■ Written request
Restate the full listing word for word and leave the pictures out.

■ Given information
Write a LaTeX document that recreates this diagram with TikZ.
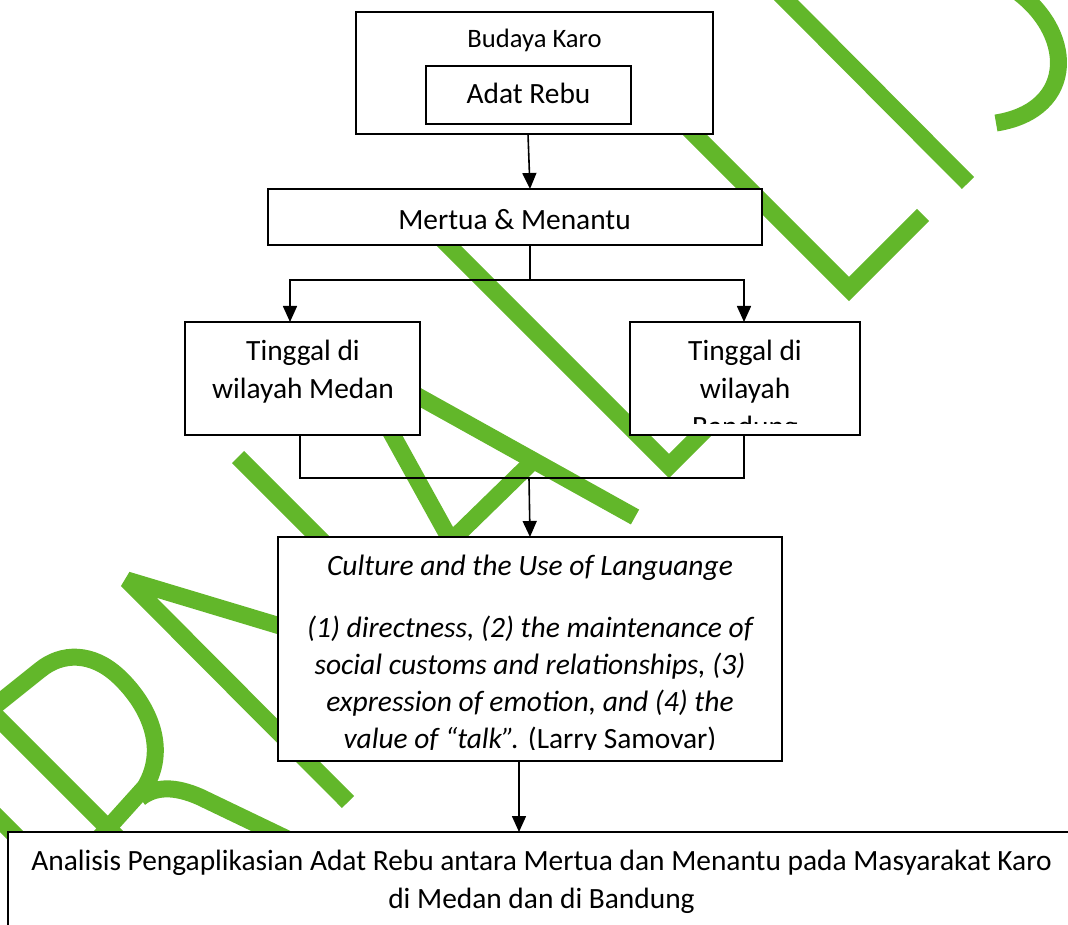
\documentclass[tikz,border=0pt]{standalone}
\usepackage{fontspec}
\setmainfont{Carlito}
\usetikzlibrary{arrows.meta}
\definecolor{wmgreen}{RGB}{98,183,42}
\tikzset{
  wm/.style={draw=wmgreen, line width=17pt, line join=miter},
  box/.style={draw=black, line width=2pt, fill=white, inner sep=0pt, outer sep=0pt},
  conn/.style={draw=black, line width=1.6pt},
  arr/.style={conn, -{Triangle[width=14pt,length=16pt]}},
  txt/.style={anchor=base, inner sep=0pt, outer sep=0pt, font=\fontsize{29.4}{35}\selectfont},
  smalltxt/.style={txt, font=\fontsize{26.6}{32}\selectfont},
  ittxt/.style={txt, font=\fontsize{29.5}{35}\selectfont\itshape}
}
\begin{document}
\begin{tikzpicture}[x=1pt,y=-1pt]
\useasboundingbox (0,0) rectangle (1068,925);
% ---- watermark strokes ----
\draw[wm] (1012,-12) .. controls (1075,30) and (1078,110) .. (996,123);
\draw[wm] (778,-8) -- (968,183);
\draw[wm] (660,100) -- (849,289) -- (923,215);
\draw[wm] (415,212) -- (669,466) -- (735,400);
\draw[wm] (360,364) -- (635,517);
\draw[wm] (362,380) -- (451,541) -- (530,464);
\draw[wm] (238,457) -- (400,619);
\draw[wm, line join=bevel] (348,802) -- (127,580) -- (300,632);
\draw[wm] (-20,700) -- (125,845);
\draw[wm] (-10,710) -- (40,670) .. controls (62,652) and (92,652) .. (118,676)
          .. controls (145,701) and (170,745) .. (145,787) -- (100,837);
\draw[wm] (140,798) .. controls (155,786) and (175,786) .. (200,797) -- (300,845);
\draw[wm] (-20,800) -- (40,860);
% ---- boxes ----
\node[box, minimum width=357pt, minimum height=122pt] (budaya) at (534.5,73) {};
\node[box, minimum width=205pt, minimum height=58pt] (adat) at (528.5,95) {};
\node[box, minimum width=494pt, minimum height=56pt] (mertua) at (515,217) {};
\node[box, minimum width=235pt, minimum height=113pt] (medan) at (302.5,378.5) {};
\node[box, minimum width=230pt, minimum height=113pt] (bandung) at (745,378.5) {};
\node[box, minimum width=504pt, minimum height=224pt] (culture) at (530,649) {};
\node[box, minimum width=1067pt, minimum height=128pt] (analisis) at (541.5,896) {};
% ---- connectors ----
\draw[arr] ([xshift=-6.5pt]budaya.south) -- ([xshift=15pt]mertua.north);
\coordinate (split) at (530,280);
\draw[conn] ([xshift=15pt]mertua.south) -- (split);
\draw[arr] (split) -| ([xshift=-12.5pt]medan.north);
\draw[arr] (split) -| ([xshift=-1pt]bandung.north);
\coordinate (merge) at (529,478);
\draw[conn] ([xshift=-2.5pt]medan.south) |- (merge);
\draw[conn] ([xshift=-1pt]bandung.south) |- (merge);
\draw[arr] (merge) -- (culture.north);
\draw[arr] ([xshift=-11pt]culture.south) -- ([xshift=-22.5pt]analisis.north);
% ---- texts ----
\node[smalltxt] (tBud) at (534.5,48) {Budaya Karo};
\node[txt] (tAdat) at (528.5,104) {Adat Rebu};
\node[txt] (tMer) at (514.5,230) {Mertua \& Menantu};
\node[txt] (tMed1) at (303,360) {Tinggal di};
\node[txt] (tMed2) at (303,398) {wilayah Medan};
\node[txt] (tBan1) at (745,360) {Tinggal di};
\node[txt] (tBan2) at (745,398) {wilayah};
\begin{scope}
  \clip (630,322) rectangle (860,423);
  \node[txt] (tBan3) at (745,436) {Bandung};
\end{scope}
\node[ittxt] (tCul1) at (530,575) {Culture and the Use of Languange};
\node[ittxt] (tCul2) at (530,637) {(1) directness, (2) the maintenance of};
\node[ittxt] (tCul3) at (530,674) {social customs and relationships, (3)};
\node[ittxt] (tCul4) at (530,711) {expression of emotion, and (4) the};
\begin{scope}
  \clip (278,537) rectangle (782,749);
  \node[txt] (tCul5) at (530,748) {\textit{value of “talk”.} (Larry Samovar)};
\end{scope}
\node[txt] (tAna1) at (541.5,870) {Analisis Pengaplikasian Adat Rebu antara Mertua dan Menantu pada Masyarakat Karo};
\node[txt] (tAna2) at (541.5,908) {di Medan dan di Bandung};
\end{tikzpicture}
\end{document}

■ Task answer
Write a LaTeX document that recreates this diagram with TikZ.
\documentclass[tikz,border=0pt]{standalone}
\usepackage{fontspec}
\setmainfont{Carlito}
\usetikzlibrary{arrows.meta}
\definecolor{wmgreen}{RGB}{98,183,42}
\tikzset{
  wm/.style={draw=wmgreen, line width=17pt, line join=miter},
  box/.style={draw=black, line width=2pt, fill=white, inner sep=0pt, outer sep=0pt},
  conn/.style={draw=black, line width=1.6pt},
  arr/.style={conn, -{Triangle[width=14pt,length=16pt]}},
  txt/.style={anchor=base, inner sep=0pt, outer sep=0pt, font=\fontsize{29.4}{35}\selectfont},
  smalltxt/.style={txt, font=\fontsize{26.6}{32}\selectfont},
  ittxt/.style={txt, font=\fontsize{29.5}{35}\selectfont\itshape}
}
\begin{document}
\begin{tikzpicture}[x=1pt,y=-1pt]
\useasboundingbox (0,0) rectangle (1068,925);
% ---- watermark strokes ----
\draw[wm] (1012,-12) .. controls (1075,30) and (1078,110) .. (996,123);
\draw[wm] (778,-8) -- (968,183);
\draw[wm] (660,100) -- (849,289) -- (923,215);
\draw[wm] (415,212) -- (669,466) -- (735,400);
\draw[wm] (360,364) -- (635,517);
\draw[wm] (362,380) -- (451,541) -- (530,464);
\draw[wm] (238,457) -- (400,619);
\draw[wm, line join=bevel] (348,802) -- (127,580) -- (300,632);
\draw[wm] (-20,700) -- (125,845);
\draw[wm] (-10,710) -- (40,670) .. controls (62,652) and (92,652) .. (118,676)
          .. controls (145,701) and (170,745) .. (145,787) -- (100,837);
\draw[wm] (140,798) .. controls (155,786) and (175,786) .. (200,797) -- (300,845);
\draw[wm] (-20,800) -- (40,860);
% ---- boxes ----
\node[box, minimum width=357pt, minimum height=122pt] (budaya) at (534.5,73) {};
\node[box, minimum width=205pt, minimum height=58pt] (adat) at (528.5,95) {};
\node[box, minimum width=494pt, minimum height=56pt] (mertua) at (515,217) {};
\node[box, minimum width=235pt, minimum height=113pt] (medan) at (302.5,378.5) {};
\node[box, minimum width=230pt, minimum height=113pt] (bandung) at (745,378.5) {};
\node[box, minimum width=504pt, minimum height=224pt] (culture) at (530,649) {};
\node[box, minimum width=1067pt, minimum height=128pt] (analisis) at (541.5,896) {};
% ---- connectors ----
\draw[arr] ([xshift=-6.5pt]budaya.south) -- ([xshift=15pt]mertua.north);
\coordinate (split) at (530,280);
\draw[conn] ([xshift=15pt]mertua.south) -- (split);
\draw[arr] (split) -| ([xshift=-12.5pt]medan.north);
\draw[arr] (split) -| ([xshift=-1pt]bandung.north);
\coordinate (merge) at (529,478);
\draw[conn] ([xshift=-2.5pt]medan.south) |- (merge);
\draw[conn] ([xshift=-1pt]bandung.south) |- (merge);
\draw[arr] (merge) -- (culture.north);
\draw[arr] ([xshift=-11pt]culture.south) -- ([xshift=-22.5pt]analisis.north);
% ---- texts ----
\node[smalltxt] (tBud) at (534.5,48) {Budaya Karo};
\node[txt] (tAdat) at (528.5,104) {Adat Rebu};
\node[txt] (tMer) at (514.5,230) {Mertua \& Menantu};
\node[txt] (tMed1) at (303,360) {Tinggal di};
\node[txt] (tMed2) at (303,398) {wilayah Medan};
\node[txt] (tBan1) at (745,360) {Tinggal di};
\node[txt] (tBan2) at (745,398) {wilayah};
\begin{scope}
  \clip (630,322) rectangle (860,423);
  \node[txt] (tBan3) at (745,436) {Bandung};
\end{scope}
\node[ittxt] (tCul1) at (530,575) {Culture and the Use of Languange};
\node[ittxt] (tCul2) at (530,637) {(1) directness, (2) the maintenance of};
\node[ittxt] (tCul3) at (530,674) {social customs and relationships, (3)};
\node[ittxt] (tCul4) at (530,711) {expression of emotion, and (4) the};
\begin{scope}
  \clip (278,537) rectangle (782,749);
  \node[txt] (tCul5) at (530,748) {\textit{value of “talk”.} (Larry Samovar)};
\end{scope}
\node[txt] (tAna1) at (541.5,870) {Analisis Pengaplikasian Adat Rebu antara Mertua dan Menantu pada Masyarakat Karo};
\node[txt] (tAna2) at (541.5,908) {di Medan dan di Bandung};
\end{tikzpicture}
\end{document}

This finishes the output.